UG-GAS (Ugandan Inland Water Green-house Gas emissions) is a project funded by FRS-FNRS (PDR, 2024-2027)

Rivers and lakes are important components of the global carbon cycle and they emit significant amounts of CO2 and CH4, two potent green-house gases (GHGs). Yet, the estimates of GHG emissions from rivers and lakes remain highly uncertain. Tropical systems account for the large majority of the global CO2 and CH4 emissions from rivers and more than a third for lakes. The African continent that hosts 66% by surface of tropical lakes and 29% by surface of tropical streams and rivers.

The first goal of UG-GAS is to acquire CO2, CH4, and N2O dissolved concentrations in surface waters of the four major river basins (Achwa, Okot, Kafu, and Katonga) of Uganda. We particularly aim at acquiring data in mountainous streams in the Mufumbiro, Nangeya and Rwenzori mountain ranges as well as in Mount Elgon and Mount Moroto. We will acquire data in 75 lakes in Uganda grouped into 6 clusters: the Albert Nile floodplain the Rwenzori, the Bunyonyi, the Kacheera, the Kibimba and the Wamala lake clusters.

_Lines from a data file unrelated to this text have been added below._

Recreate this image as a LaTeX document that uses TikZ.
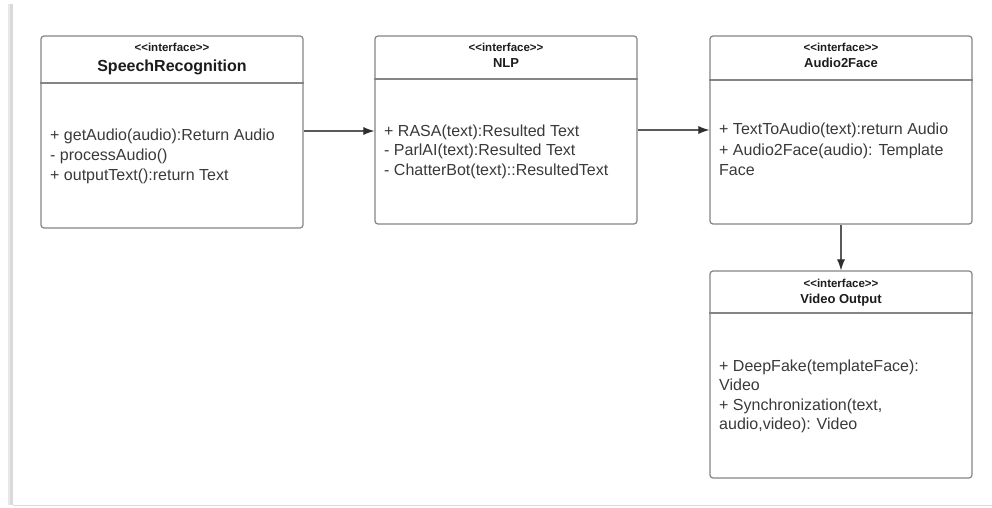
\documentclass[tikz,border=0pt]{standalone}
\usepackage{fontspec}
\setmainfont{Liberation Sans}
\usetikzlibrary{arrows.meta}
\definecolor{edgegray}{HTML}{858585}
\definecolor{bodytext}{HTML}{3A3A3A}
\definecolor{headtext}{HTML}{1C1C1C}
\definecolor{framegray}{HTML}{D9D9D9}
\definecolor{linkgray}{HTML}{5A5A5A}
\definecolor{tipgray}{HTML}{2E2E2E}
\newcommand{\stereotype}{{<}{<}interface{>}{>}}
\tikzset{
  umlbox/.style={draw=edgegray, line width=1.2pt, rounded corners=3pt, fill=white, inner sep=0pt},
  divider/.style={draw=edgegray, line width=1.1pt},
  stereo/.style={font=\bfseries\fontsize{11.5}{13}\selectfont, text=headtext, inner sep=0pt, anchor=base},
  title/.style={font=\bfseries\fontsize{13}{15}\selectfont, text=headtext, inner sep=0pt, anchor=base},
  bigtitle/.style={font=\bfseries\fontsize{16}{18}\selectfont, text=headtext, inner sep=0pt, anchor=base},
  member/.style={font=\fontsize{16}{20}\selectfont, text=bodytext, inner sep=0pt, anchor=base west},
  link/.style={draw=linkgray, line width=1.1pt,
    -{Latex[length=11pt, width=8pt, color=tipgray]}}
}
\begin{document}
\begin{tikzpicture}[x=1pt, y=-1pt]
  \useasboundingbox (0,0) rectangle (992,508);
  \fill[white] (0,0) rectangle (992,508);
  % page edge
  \draw[framegray, line width=2.5pt] (11.5,4) -- (11.5,505);
  \draw[framegray!60, line width=1.5pt] (9,4) -- (9,505);
  \draw[framegray, line width=1.4pt] (13,505.5) -- (992,505.5);

  % class boxes
  \node[umlbox, minimum width=262pt, minimum height=192pt] (sr)  at (172,132)   {};
  \node[umlbox, minimum width=262pt, minimum height=188pt] (nlp) at (506,130)   {};
  \node[umlbox, minimum width=262pt, minimum height=188pt] (a2f) at (841,130)   {};
  \node[umlbox, minimum width=262pt, minimum height=207pt] (vo)  at (841,374.5) {};

  % compartments
  \draw[divider] (sr.west |- 0,83)   -- (sr.east |- 0,83);
  \draw[divider] (nlp.west |- 0,79)  -- (nlp.east |- 0,79);
  \draw[divider] (a2f.west |- 0,80)  -- (a2f.east |- 0,80);
  \draw[divider] (vo.west |- 0,313)  -- (vo.east |- 0,313);

  % SpeechRecognition
  \node[stereo]   (srs) at (172,52)  {\stereotype};
  \node[bigtitle] (srt) at (172,72)  {SpeechRecognition};
  \node[member]   (sr1) at (50,140)  {+ getAudio(audio):Return Audio};
  \node[member]   (sr2) at (50,160)  {- processAudio()};
  \node[member]   (sr3) at (50,180)  {+ outputText():return Text};

  % NLP
  \node[stereo] (nlps) at (506,52)  {\stereotype};
  \node[title]  (nlpt) at (506,68)  {NLP};
  \node[member] (nlp1) at (384,136) {+ RASA(text):Resulted Text};
  \node[member] (nlp2) at (384,155) {- ParlAI(text):Resulted Text};
  \node[member] (nlp3) at (384,175) {- ChatterBot(text)::ResultedText};

  % Audio2Face
  \node[stereo] (a2fs) at (841,52)  {\stereotype};
  \node[title]  (a2ft) at (841,68)  {Audio2Face};
  \node[member] (a2f1) at (719,135) {+ TextToAudio(text):return Audio};
  \node[member] (a2f2) at (719,155) {+ Audio2Face(audio): Template};
  \node[member] (a2f3) at (719,175) {Face};

  % Video Output
  \node[stereo] (vos) at (841,287) {\stereotype};
  \node[title]  (vot) at (841,303) {Video Output};
  \node[member] (vo1) at (719,371) {+ DeepFake(templateFace):};
  \node[member] (vo2) at (719,390) {Video};
  \node[member] (vo3) at (719,410) {+ Synchronization(text,};
  \node[member] (vo4) at (719,429) {audio,video): Video};

  % connectors
  \draw[link] (sr.east |- 0,131)  -- (nlp.west |- 0,131);
  \draw[link] (nlp.east |- 0,130) -- (a2f.west |- 0,130);
  \draw[link] (a2f.south) -- (vo.north);
\end{tikzpicture}
\end{document}
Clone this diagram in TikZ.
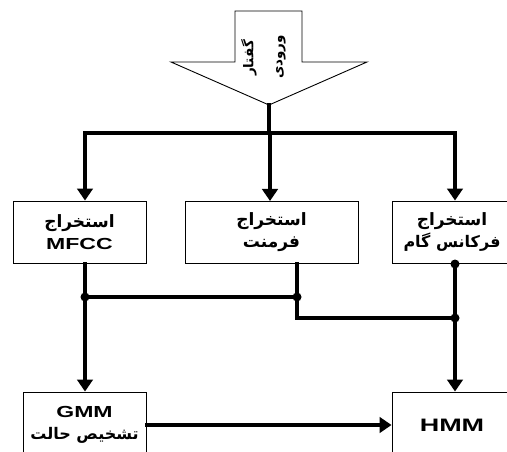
\documentclass[tikz,border=0pt]{standalone}
\usepackage{graphicx}
\usepackage{fontspec}
\setmainfont{Liberation Sans}
\newfontfamily\arabicfont[Script=Arabic]{DejaVu Sans}
\TeXXeTstate=1
\usetikzlibrary{arrows.meta}
\newcommand{\fa}[1]{{\arabicfont\fontsize{17}{22.5}\selectfont\beginR #1\endR}}
\newcommand{\fasm}[1]{{\arabicfont\beginR #1\endR}}
\newcommand{\widetxt}[1]{\scalebox{1.44}[1]{#1}}
\begin{document}
\begin{tikzpicture}[x=1pt,y=-1pt,
  box/.style={draw, line width=0.9pt, inner sep=0pt, align=center,
    minimum height=62pt, font=\bfseries\fontsize{16}{22.5}\selectfont},
  wire/.style={line width=3.3pt, line cap=rect},
  arr/.style={wire, -{Triangle[length=12pt,width=15.5pt]}},
  dot/.style={circle, fill, inner sep=0pt, minimum size=9pt},
  vtext/.style={rotate=90, font=\bfseries\fontsize{13.5}{15}\selectfont}]
\useasboundingbox (0,0) rectangle (507,452);
% input arrow shape
\draw[line width=0.9pt] (235,11) -- (302,11) -- (302,62) -- (367,62) -- (269,105)
  -- (171,62) -- (235,62) -- cycle;
\node[vtext] (t1) at (249,58) {\fasm{گفتار}};
\node[vtext] (t2) at (281,57) {\fasm{ورودی}};
\coordinate (apex) at (269,105);
% boxes
\node[box, minimum width=133pt] (b1) at (79.5,232) {\fa{استخراج}\\\widetxt{MFCC}};
\node[box, minimum width=173pt] (b2) at (271.5,232) {\fa{استخراج}\\\fa{فرمنت}};
\node[box, minimum width=120pt] (b3) at (452,232) {\fa{استخراج}\\\fasm{فرکانس گام}};
\node[box, minimum width=123pt, minimum height=66pt] (gmm) at (84.5,425) {\widetxt{GMM}\\\fasm{تشخیص حالت}};
\node[box, minimum width=120pt, minimum height=66pt, font=\bfseries\fontsize{18}{22}\selectfont] (hmm) at (452,425) {\scalebox{1.5}[1]{HMM}};
% junctions
\coordinate (s) at (269,133);
\coordinate (j1) at (85,133);
\coordinate (j3) at (455,133);
\coordinate (d1) at (85,297);
\coordinate (d2) at (297,297);
\coordinate (k2) at (297,318);
\coordinate (d3) at (455,264);
\coordinate (d4) at (455,318);
% wires
\draw[wire] (apex) -- (s);
\draw[wire] (j1) -- (j3);
\draw[arr] (j1) -- (j1 |- b1.north);
\draw[arr] (s) -- (s -| 270,0) -- (270,201);
\draw[arr] (j3) -- (j3 |- b3.north);
\draw[arr] (b1.south -| d1) -- (d1 |- gmm.north);
\draw[wire] (d1) -- (d2);
\draw[wire] (b2.south -| d2) -- (k2) -- (d4);
\draw[arr] (d3) -- (d3 |- hmm.north);
\draw[arr] (gmm.east) -- (hmm.west);
\node[dot] (p1) at (d1) {};
\node[dot] (p2) at (d2) {};
\node[dot] (p3) at (d3) {};
\node[dot] (p4) at (d4) {};
\end{tikzpicture}
\end{document}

This newly acquired data-set in lakes will be merged to existing data-sets from our previous projects and based on the resulting data-set of nearly 100 lakes, we will decipher the drivers of the variations of CO2, CH4, and N2O in these lakes from relations to lake attributes, catchment morphology and land cover, and other biogeochemical variables. We will carry a similar analysis of the drivers of CO2, CH4, and N2O in the collected data in rivers and streams of the four river basins. We will use the resulting statistical relations for lakes and rivers to model from spatial data-sets the dissolved CO2, CH4, and N2O concentrations and the emissions to the atmosphere in all of the inland waters of Uganda at country scale. The resulting up-scaled emissions of greenhouse gases at country scale will be compared to the fluxes given in Uganda’s National Inventory Report (NIR) of the United Nations Framework Convention on Climate Change (UNFCCC).